There is a process called Tank Re-Nu, where the tank is baked and coated with rubber, inside and out, but you still need to be able to remove the tank and courier it to the franchise for it be completed (though it's only half the cost of a new tank).:cool:
 
You first need to prove that it is the actual tank that is leaking. How about sealing all the connections I know this will not be easy maybe a rubber glove over the inlet ?. connect a manometer to one of the connections using a bit of rubber pipe. (If there is diesel in the tank use one that terminates above the diesel level inside), blow a bit of pressure into the tank and see if it can maintain this pressure over a period of time. You can easily make a makeshift manometer with a piece of clear tubing clipped to a piece of wood in a U shape half filled with (I would use diesel so as not to risk getting water in your system). I would have thought around 60 Millibar = (60 CM) would be enough pressure over a 5 minute period.

http://www.machineryspaces.com/pressure-measurement.html

You can blow down the rubber pipe to charge the pressure and then squeeze the rubber pipe whilst you fit it to the manometer (watch you don't over do it or you will loose the diesel in the manometer) :D
You may get a slight change in your reading depending on the temperature of the tank over your test time.
Whilst you are testing you can go around with a leak detection fluid (weak soapy water) and a paint brush to check all your joints.
Good luck
Pete
 
Thanks all,

Pete top of my tank including all connections are bone dry and remain bone dry at the exit point out of the tank space...hence even before I invetigate further i.e. pressure test etc I'm convinced its the tank that's knackered!
Repairing the tank is going to prove no problem as I work for an engineering Co specialising in fabrication etc..
I just was hoping to be get away without having to cut sections out of my deck :(
Tank space is fully gelcoated etc so no matter how much leakage it stays around the tank and goes nowhere, plus the tank space is below the cockpit area and not the cabin so I'm not getting fumes into the cabin!
Just so bloody annoying if I have to damage things which even if done carefully are not to my liking!
Still investigating a "medium" of sorts that can be poured in the void space and allowed to harden....
 
Still investigating a "medium" of sorts that can be poured in the void space and allowed to harden....

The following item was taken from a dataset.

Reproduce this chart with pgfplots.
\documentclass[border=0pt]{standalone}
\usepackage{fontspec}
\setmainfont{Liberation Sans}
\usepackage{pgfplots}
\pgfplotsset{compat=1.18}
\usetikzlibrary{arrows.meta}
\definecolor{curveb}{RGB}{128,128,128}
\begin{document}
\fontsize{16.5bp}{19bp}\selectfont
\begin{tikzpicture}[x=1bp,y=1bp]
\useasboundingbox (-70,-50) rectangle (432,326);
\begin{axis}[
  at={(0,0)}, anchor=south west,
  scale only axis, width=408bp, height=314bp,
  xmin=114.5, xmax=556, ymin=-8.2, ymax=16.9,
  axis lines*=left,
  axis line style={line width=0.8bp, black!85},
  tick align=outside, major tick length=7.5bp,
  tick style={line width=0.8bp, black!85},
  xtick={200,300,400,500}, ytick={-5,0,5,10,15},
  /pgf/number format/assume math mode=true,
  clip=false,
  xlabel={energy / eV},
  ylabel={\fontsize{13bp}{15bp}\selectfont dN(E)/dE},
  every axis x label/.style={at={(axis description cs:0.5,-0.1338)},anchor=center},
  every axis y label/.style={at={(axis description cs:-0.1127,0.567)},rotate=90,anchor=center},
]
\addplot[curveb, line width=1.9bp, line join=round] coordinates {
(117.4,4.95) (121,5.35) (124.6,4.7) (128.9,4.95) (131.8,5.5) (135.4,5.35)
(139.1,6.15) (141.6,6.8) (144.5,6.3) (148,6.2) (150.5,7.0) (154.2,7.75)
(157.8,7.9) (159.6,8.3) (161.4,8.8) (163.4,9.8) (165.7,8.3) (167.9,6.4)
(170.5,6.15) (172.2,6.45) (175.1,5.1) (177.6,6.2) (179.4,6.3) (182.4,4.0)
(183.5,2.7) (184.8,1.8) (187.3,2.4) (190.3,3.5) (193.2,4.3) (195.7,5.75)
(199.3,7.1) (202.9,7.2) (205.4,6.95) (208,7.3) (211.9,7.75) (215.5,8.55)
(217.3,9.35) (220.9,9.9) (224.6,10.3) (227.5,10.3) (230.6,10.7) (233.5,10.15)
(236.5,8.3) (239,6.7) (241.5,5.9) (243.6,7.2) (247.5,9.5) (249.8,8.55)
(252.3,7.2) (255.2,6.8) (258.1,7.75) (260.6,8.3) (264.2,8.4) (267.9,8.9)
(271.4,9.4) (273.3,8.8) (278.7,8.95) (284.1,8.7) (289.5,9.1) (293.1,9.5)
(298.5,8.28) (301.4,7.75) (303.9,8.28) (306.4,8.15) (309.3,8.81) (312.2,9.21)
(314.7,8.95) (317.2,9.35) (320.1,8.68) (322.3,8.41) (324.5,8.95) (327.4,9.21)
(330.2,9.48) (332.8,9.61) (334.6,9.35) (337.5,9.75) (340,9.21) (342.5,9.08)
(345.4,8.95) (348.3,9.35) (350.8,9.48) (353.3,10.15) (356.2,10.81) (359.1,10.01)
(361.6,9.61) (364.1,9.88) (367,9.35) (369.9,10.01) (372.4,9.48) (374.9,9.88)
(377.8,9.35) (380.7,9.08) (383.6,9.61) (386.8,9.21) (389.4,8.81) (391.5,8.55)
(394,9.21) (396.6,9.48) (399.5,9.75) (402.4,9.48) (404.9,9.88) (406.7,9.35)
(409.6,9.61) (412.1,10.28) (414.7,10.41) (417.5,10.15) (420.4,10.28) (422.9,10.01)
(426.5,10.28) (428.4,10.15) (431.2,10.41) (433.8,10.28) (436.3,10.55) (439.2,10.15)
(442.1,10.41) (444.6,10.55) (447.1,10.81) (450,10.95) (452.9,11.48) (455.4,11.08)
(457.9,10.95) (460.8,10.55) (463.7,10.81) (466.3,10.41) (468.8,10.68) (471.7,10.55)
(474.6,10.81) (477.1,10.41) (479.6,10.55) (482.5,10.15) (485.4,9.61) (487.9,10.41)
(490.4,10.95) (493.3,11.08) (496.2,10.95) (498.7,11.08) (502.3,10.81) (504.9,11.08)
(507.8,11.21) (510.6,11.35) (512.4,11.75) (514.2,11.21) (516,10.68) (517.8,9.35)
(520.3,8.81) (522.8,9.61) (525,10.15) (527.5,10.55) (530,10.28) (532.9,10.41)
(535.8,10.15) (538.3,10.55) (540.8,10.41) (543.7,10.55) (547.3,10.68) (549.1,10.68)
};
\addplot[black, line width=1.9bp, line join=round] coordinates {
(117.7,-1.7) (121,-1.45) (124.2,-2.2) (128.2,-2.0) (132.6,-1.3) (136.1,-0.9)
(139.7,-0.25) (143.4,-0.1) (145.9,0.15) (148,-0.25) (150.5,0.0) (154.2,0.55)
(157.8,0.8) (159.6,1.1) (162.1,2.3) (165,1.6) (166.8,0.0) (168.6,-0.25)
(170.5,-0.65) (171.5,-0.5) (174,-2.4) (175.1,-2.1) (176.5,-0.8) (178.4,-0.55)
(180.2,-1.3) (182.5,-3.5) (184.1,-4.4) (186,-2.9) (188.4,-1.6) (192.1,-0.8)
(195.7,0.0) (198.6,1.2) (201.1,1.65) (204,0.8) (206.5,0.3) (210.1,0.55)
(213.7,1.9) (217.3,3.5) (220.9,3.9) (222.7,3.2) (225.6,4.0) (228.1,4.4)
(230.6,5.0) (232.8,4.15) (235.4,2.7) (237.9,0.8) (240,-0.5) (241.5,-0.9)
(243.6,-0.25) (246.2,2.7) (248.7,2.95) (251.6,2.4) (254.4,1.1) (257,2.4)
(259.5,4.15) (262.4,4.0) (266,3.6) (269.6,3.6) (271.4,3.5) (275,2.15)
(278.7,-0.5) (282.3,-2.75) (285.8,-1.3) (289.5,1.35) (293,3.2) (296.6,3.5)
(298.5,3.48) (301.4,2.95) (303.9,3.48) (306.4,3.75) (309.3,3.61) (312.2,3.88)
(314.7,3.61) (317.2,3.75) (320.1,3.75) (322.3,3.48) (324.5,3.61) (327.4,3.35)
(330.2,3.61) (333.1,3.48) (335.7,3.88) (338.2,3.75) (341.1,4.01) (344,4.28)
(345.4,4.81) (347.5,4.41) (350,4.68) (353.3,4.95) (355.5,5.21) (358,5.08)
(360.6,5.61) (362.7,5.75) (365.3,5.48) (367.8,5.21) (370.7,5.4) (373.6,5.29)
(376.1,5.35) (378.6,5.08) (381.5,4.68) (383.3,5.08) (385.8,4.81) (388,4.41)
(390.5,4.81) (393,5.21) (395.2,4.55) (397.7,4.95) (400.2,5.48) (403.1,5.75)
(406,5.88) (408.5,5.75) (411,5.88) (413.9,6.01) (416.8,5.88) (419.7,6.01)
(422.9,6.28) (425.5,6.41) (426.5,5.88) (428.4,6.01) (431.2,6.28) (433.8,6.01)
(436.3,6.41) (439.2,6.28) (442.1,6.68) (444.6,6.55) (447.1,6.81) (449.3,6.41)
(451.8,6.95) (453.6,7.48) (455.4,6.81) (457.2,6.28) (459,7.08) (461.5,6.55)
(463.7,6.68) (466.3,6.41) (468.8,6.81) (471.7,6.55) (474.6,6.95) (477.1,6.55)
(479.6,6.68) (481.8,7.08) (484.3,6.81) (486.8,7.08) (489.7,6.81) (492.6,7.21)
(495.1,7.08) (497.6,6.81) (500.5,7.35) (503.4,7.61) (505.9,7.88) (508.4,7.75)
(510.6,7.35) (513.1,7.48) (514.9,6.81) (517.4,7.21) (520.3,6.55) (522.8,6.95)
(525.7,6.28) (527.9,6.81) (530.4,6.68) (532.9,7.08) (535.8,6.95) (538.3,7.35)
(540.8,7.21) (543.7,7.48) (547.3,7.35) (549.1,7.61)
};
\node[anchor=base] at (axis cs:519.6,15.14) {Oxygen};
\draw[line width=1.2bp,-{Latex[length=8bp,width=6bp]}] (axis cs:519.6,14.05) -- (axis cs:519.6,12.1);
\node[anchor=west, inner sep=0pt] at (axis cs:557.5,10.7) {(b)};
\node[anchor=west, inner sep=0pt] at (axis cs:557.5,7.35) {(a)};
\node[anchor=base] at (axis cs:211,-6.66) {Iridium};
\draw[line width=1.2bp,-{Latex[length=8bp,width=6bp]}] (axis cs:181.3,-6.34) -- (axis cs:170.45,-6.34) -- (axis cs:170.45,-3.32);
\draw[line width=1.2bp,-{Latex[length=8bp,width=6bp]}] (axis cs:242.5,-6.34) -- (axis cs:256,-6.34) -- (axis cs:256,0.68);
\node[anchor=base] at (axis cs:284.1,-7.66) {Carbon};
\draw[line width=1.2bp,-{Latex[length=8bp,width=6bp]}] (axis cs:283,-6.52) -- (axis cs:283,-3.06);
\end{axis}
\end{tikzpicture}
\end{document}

If diesel can get out of the tank then whatever chemicals you put in the void can get into the diesel and knacker your injectors. The tank rupture won't get better, it will get worse, so another vote for removing the tank top plate and fitting a new poly tank inside.
 
If diesel can get out of the tank then whatever chemicals you put in the void can get into the diesel and knacker your injectors. The tank rupture won't get better, it will get worse, so another vote for removing the tank top plate and fitting a new poly tank inside.

Diesel being a very light oil will find its way out of the smallest pin hole or seam split yes?

My thought process is based upon a much thicker consistency "medium" which will not find its way back into the tank before setting...then even when it has set I'm not going to be concerned if the hole/split does increase in size!